Ackerman's editorial against confirmation is rather striking (it in part addresses this concern) btw since even many liberal leaning sorts (e.g., Joe Conanson in Salon) support the confirmation.
 

The May 18, 2006 public session testimony transcript from the Washington Post is in two sections, and is caveated as incomplete and in progress. This is the day after your article, so perhaps you have found this material already, as well. Some of the Feinstein material is split part in section I, part in section II.
 

As to the last comment, interestingly, some wished to have some sort of federal panel of review to submit legislation (even state laws) in respect to its constitutionality.

But, there are ways to deal with the alleged unconstitutional law. First off, I think by signing it into law the President in some fashion might in effect waive claims of unconstitutionality. Deciding, even when the writers of the law clearly didn't intend as such, hidden exceptions seems to be cheating.

Anyway, the President can submit the law to a court. The surveillance program and torture measures, for instance, could easily have be dealt in this fashion.

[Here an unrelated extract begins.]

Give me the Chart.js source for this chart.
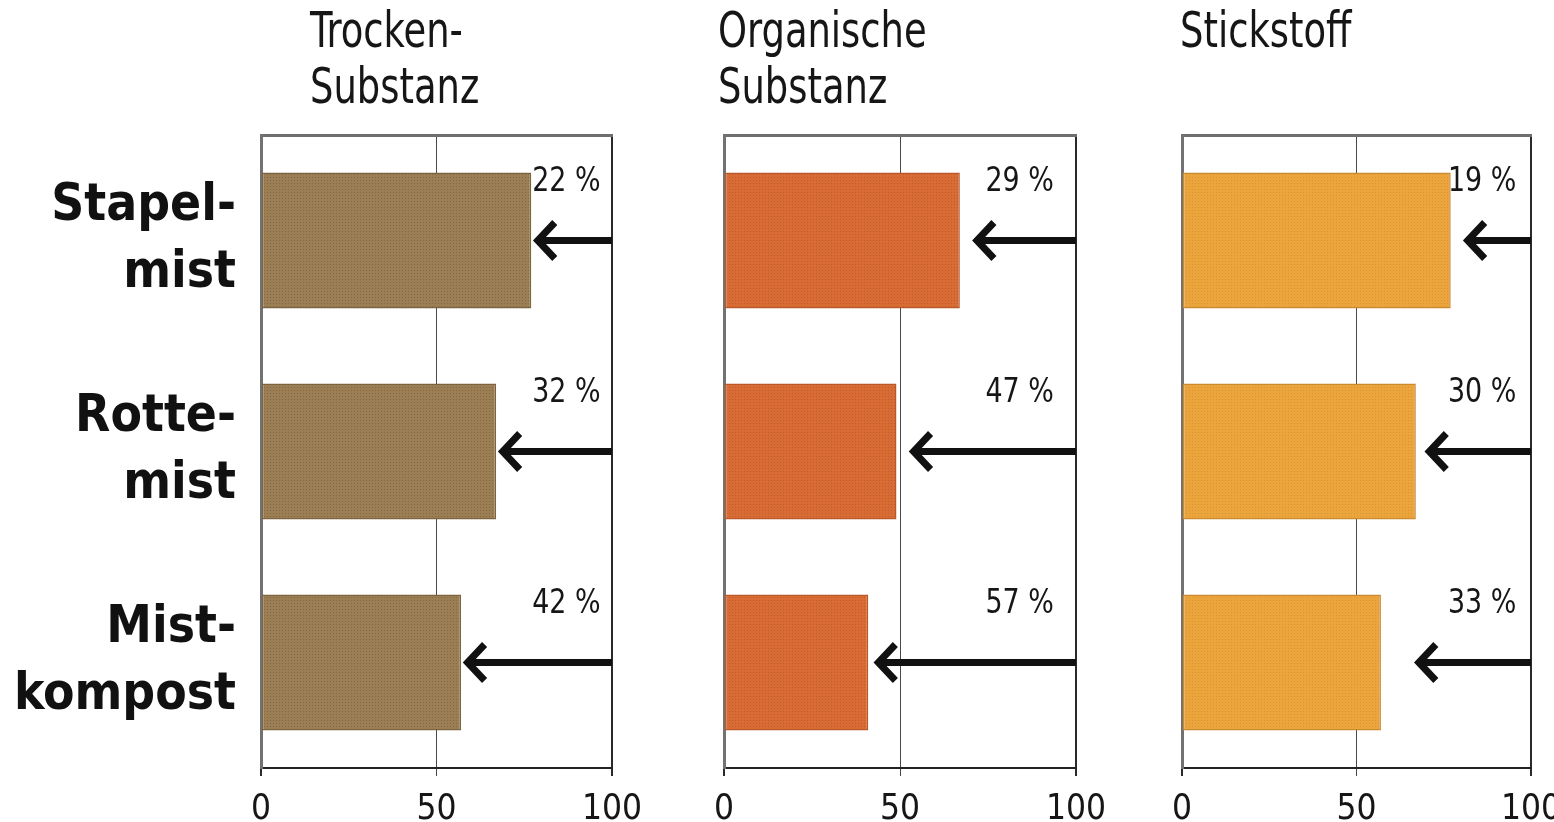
<!DOCTYPE html>
<html>
<head>
<meta charset="utf-8">
<script src="https://cdn.jsdelivr.net/npm/chart.js@4.4.1/dist/chart.umd.min.js"></script>
<style>
  html, body { margin: 0; padding: 0; background: #fff; }
  #wrap { position: relative; width: 1554px; height: 822px; overflow: hidden; }
  .panel { position: absolute; top: 0; height: 822px; }
</style>
</head>
<body>
<div id="wrap">
  <div class="panel" style="left:0;width:690px"><canvas id="c1"></canvas></div>
  <div class="panel" style="left:690px;width:460px"><canvas id="c2"></canvas></div>
  <div class="panel" style="left:1150px;width:404px"><canvas id="c3"></canvas></div>
</div>
<script>
// Mist types (rows)
const rowLabels = [['Stapel-', 'mist'], ['Rotte-', 'mist'], ['Mist-', 'kompost']];

// Panel headings
const titleTrocken = ['Trocken-', 'Substanz'];
const titleOrganisch = ['Organische', 'Substanz'];
const titleStickstoff = ['Stickstoff'];

// Remaining share per mist type (bar length, 0-100)
const trockenRest = [77, 67, 57];
const organischRest = [67, 49, 41];
const stickstoffRest = [77, 67, 57];

// Loss in percent (arrow from 100 back by this amount, and its label)
const trockenLoss = [22, 32, 42];
const organischLoss = [29, 47, 57];
const stickstoffLoss = [19, 30, 33];

// Axis ticks
const xTicks = [0, 50, 100];

const FONT = "'DejaVu Sans Condensed', 'DejaVu Sans', sans-serif";
Chart.defaults.font.family = FONT;
Chart.defaults.color = '#161616';

function texture(base, dot) {
  const c = document.createElement('canvas');
  c.width = 3; c.height = 3;
  const g = c.getContext('2d');
  g.fillStyle = base; g.fillRect(0, 0, 3, 3);
  g.fillStyle = dot; g.fillRect(0, 0, 1, 1);
  return g.createPattern(c, 'repeat');
}

// Draw text narrowed horizontally around its anchor
function narrowText(ctx, text, x, y, squeeze) {
  ctx.save();
  ctx.translate(x, y);
  ctx.scale(squeeze, 1);
  ctx.fillText(text, 0, 0);
  ctx.restore();
}

// Loss arrows and their percentage labels
const lossArrows = {
  id: 'lossArrows',
  afterDatasetsDraw(chart, args, opts) {
    const { ctx } = chart;
    const xs = chart.scales.x, ys = chart.scales.y;
    ctx.save();
    opts.losses.forEach((loss, i) => {
      const y = ys.getPixelForValue(i);
      const x0 = xs.getPixelForValue(100);
      const x1 = xs.getPixelForValue(100 - loss);
      ctx.strokeStyle = '#111';
      ctx.lineWidth = 7;
      ctx.lineCap = 'butt';
      ctx.lineJoin = 'miter';
      ctx.beginPath();
      ctx.moveTo(x0, y);
      ctx.lineTo(x1 + 3, y);
      ctx.stroke();
      ctx.beginPath();
      ctx.moveTo(x1 + 20, y - 18);
      ctx.lineTo(x1 + 3, y);
      ctx.lineTo(x1 + 20, y + 18);
      ctx.stroke();

      ctx.fillStyle = '#161616';
      ctx.font = '34px ' + FONT;
      ctx.textAlign = 'center';
      ctx.textBaseline = 'middle';
      narrowText(ctx, loss + ' %', xs.getPixelForValue(opts.labelAt), y - 58, 0.88);
    });
    ctx.restore();
  }
};

// Panel heading drawn above the plot frame
const panelHeading = {
  id: 'panelHeading',
  afterDraw(chart, args, opts) {
    const { ctx, chartArea } = chart;
    ctx.save();
    ctx.fillStyle = '#161616';
    ctx.font = '50px ' + FONT;
    ctx.textAlign = 'left';
    ctx.textBaseline = 'alphabetic';
    opts.lines.forEach((line, k) => {
      narrowText(ctx, line, chartArea.left + opts.dx, 47 + k * 56, 0.82);
    });
    ctx.restore();
  }
};

function makePanel(id, rest, losses, heading, color, opt) {
  return new Chart(document.getElementById(id), {
    type: 'bar',
    data: {
      labels: rowLabels,
      datasets: [{
        data: rest,
        backgroundColor: texture(color.base, color.dot),
        borderColor: color.edge,
        borderWidth: 1.5,
        borderSkipped: false,
        barPercentage: 0.645,
        categoryPercentage: 1.0
      }]
    },
    options: {
      indexAxis: 'y',
      responsive: true,
      maintainAspectRatio: false,
      animation: false,
      events: [],
      layout: { padding: { top: 135, right: opt.padRight, left: 0, bottom: 0 } },
      plugins: {
        legend: { display: false },
        tooltip: { enabled: false },
        title: { display: false },
        lossArrows: { losses: losses, labelAt: opt.labelAt },
        panelHeading: { lines: heading, dx: opt.titleDx }
      },
      scales: {
        x: {
          type: 'linear',
          position: 'bottom',
          min: 0, max: 100,
          afterBuildTicks(s) { s.ticks = xTicks.map(v => ({ value: v })); },
          afterFit(s) { s.height = 54; s.paddingLeft = 0; s.paddingRight = 0; },
          ticks: { font: { size: 35 }, color: '#161616', padding: 13, maxRotation: 0, autoSkip: false },
          grid: {
            drawOnChartArea: true,
            drawTicks: true,
            tickLength: 8,
            color: c => (c.tick && c.tick.value === 50) ? '#4a4a4a' : '#2a2a2a',
            lineWidth: c => (c.tick && c.tick.value === 50) ? 1 : 2
          },
          border: { display: true, color: '#222', width: 2 }
        },
        xTop: {
          type: 'linear',
          position: 'top',
          min: 0, max: 100,
          afterFit(s) { s.height = 0; s.paddingLeft = 0; s.paddingRight = 0; },
          ticks: { display: false },
          grid: { display: false },
          border: { display: true, color: '#6e6e6e', width: 3 }
        },
        y: {
          type: 'category',
          position: 'left',
          offset: true,
          afterFit(s) { s.width = opt.yWidth; s.paddingTop = 0; s.paddingBottom = 0; },
          ticks: {
            display: opt.showRows,
            font: { size: 51, weight: 'bold', lineHeight: 1.32 },
            color: '#111',
            padding: 25
          },
          grid: { display: false, drawTicks: false },
          border: { display: true, color: '#727272', width: 3 }
        }
      }
    },
    plugins: [lossArrows, panelHeading]
  });
}

makePanel('c1', trockenRest, trockenLoss, titleTrocken,
  { base: '#9c7e54', dot: 'rgba(70,50,25,0.28)', edge: '#7d6440' },
  { padRight: 78, yWidth: 261, showRows: true, labelAt: 87, titleDx: 49 });

makePanel('c2', organischRest, organischLoss, titleOrganisch,
  { base: '#d96c34', dot: 'rgba(110,40,10,0.25)', edge: '#b9592a' },
  { padRight: 74, yWidth: 34, showRows: false, labelAt: 84, titleDx: -6 });

makePanel('c3', stickstoffRest, stickstoffLoss, titleStickstoff,
  { base: '#eca43c', dot: 'rgba(140,90,20,0.22)', edge: '#c98a30' },
  { padRight: 23, yWidth: 32, showRows: false, labelAt: 86, titleDx: -2 });
</script>
</body>
</html>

FISA and current litigation involving enemy combatants.

Likewise, various affected people can have standing to challenge. The President can encourage this, such as the proposed law (by Prof. Lederman) that anyone potentially harmed by the survelliance program will have standing to challenge it. Test cases to settle the status of unclear laws have been around since the 1790s.

Of course, if the President refuses to carry out laws deemed constitutional or to submit them to some third party for clarification, Congress actually has the power to impeach or pressure him in some other fashion.

Imperfection, surely, but the system has avenues if people actually wanted to use them. This President does not. This Congress does not.